##### Collected material #####

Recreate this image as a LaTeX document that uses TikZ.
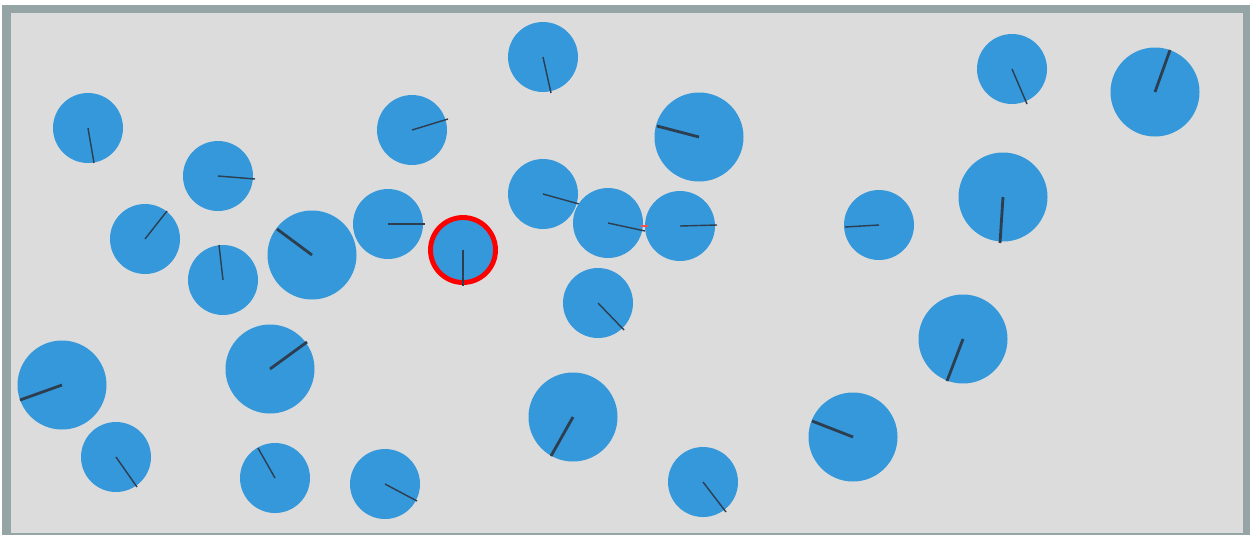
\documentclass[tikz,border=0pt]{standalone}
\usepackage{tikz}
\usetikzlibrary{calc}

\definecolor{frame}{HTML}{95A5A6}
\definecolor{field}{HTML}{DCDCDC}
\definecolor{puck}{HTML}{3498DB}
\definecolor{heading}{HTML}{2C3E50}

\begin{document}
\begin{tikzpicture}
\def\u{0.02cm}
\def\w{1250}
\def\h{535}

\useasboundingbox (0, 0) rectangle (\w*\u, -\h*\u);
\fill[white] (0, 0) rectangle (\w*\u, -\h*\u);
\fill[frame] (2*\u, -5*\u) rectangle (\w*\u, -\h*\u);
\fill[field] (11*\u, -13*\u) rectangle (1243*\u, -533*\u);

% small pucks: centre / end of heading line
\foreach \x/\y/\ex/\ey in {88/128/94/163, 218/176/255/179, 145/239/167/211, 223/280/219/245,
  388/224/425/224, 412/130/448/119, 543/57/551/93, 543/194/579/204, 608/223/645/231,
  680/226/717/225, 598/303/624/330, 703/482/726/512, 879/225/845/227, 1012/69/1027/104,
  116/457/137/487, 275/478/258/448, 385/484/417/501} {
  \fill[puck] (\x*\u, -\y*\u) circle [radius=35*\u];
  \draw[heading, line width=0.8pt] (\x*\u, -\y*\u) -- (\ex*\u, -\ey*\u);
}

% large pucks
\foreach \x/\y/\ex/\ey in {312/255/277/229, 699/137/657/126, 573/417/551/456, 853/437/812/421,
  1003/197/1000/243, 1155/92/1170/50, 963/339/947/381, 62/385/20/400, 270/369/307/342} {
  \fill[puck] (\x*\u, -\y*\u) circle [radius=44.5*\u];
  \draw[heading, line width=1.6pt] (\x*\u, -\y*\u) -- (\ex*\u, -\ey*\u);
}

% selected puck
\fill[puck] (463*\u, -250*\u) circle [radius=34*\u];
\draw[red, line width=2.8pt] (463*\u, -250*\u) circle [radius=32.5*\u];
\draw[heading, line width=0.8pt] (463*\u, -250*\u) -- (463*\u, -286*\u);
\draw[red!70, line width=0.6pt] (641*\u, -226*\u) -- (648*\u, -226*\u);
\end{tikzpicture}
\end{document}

#####

Emit the lines of the material exactly, from its first line to the line containing "rectangle (1243*\u, -533*\u);", inclusive; leave every picture out.

[Task result]:
Recreate this image as a LaTeX document that uses TikZ.
\documentclass[tikz,border=0pt]{standalone}
\usepackage{tikz}
\usetikzlibrary{calc}

\definecolor{frame}{HTML}{95A5A6}
\definecolor{field}{HTML}{DCDCDC}
\definecolor{puck}{HTML}{3498DB}
\definecolor{heading}{HTML}{2C3E50}

\begin{document}
\begin{tikzpicture}
\def\u{0.02cm}
\def\w{1250}
\def\h{535}

\useasboundingbox (0, 0) rectangle (\w*\u, -\h*\u);
\fill[white] (0, 0) rectangle (\w*\u, -\h*\u);
\fill[frame] (2*\u, -5*\u) rectangle (\w*\u, -\h*\u);
\fill[field] (11*\u, -13*\u) rectangle (1243*\u, -533*\u);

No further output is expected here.